The Strait of Hormuz has been the world’s most expensive piece of water for weeks. On May 6, 2026, it finally looked like it might go back to being just an ocean.
According to sources involved in the mediation, the United States and Iran are close — uncomfortably close, given how much blood was spilled getting here — to agreeing on a memorandum that would end the Gulf conflict. Pakistan, of all countries, is the one holding the pen. Islamabad hosted the earlier rounds of talks and has been shuttling proposals between Washington and Tehran like a very nervous mailman.

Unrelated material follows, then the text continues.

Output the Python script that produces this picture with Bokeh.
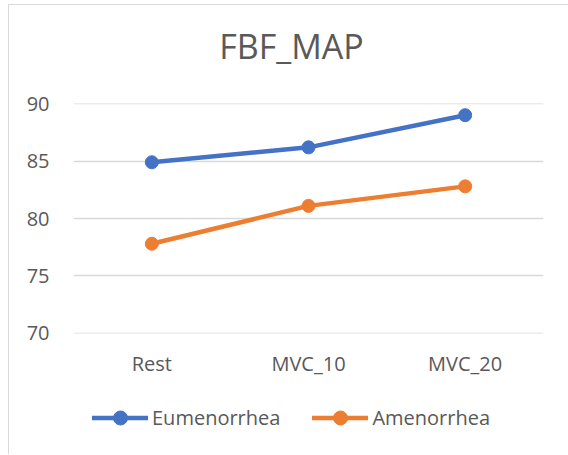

The proposed framework reportedly covers 14 points. Nuclear restrictions. Sanctions relief. Phased reopening of the strait. A 30-day negotiation window to hash out the details. None of this is a full peace treaty — let’s not get ahead of ourselves — but it is the first time in months that “talks” and “progress” have appeared in the same sentence without irony.
Why it matters
The Strait of Hormuz moves about 20% of the world’s oil. When Iran started making noises about closing it — and then acting on those noises — markets noticed. Oil prices spiked. Insurance premiums for Gulf tankers went through the roof. The global economy, still recovering from its last existential crisis, got handed another stress test.
Trump’s “Project Freedom” — the naval operation to forcibly reopen the strait — had Apache helicopters sinking Iranian gunboats on Day One. It was dramatic. It was effective in a narrow tactical sense. And it nearly dragged everyone into a war nobody actually wanted.
The pause that changed everything
Trump ordered a halt to naval operations in the strait. That’s not a small thing. Walking back from the edge is hard when you’ve already painted yourself into a corner. The fact that both sides are still talking — instead of bombing — suggests there’s a base level of rationality left on both ends of the Persian Gulf.
Iran’s Foreign Minister Abbas Araqchi has said the word “fair” more times than a divorce lawyer. Tehran wants a comprehensive deal, not a quick patch job. Whether that’s sincere or tactical posturing is a question nobody can answer yet.
Markets react, because they always do
Oil prices dropped sharply on the news. Global equities rose. Bond yields shifted. In other words, the market equivalent of a collective exhale. The Strait of Hormuz isn’t just a geopolitical flashpoint — it’s a line item in every energy trading desk’s risk model. When it opens, everything gets cheaper. When it closes, everything gets worse.
What could go wrong
Three scenarios. First, the memorandum gets signed, hostilities drop, and everyone has 30 days to pretend they trust each other. Second, talks drag on past the window, disagreements over nuclear policy resurface, and markets price in renewed uncertainty. Third — the bad one — the whole thing collapses and we’re back to Apache helicopters and sinking boats.
The smart money is on scenario one for now. But smart money has been wrong before.
After months of saber-rattling and sunk boats, a mediated handshake across a conference table in Islamabad feels almost quaint. But quaint is what keeps oil tankers moving and economies breathing. I’ll take quaint.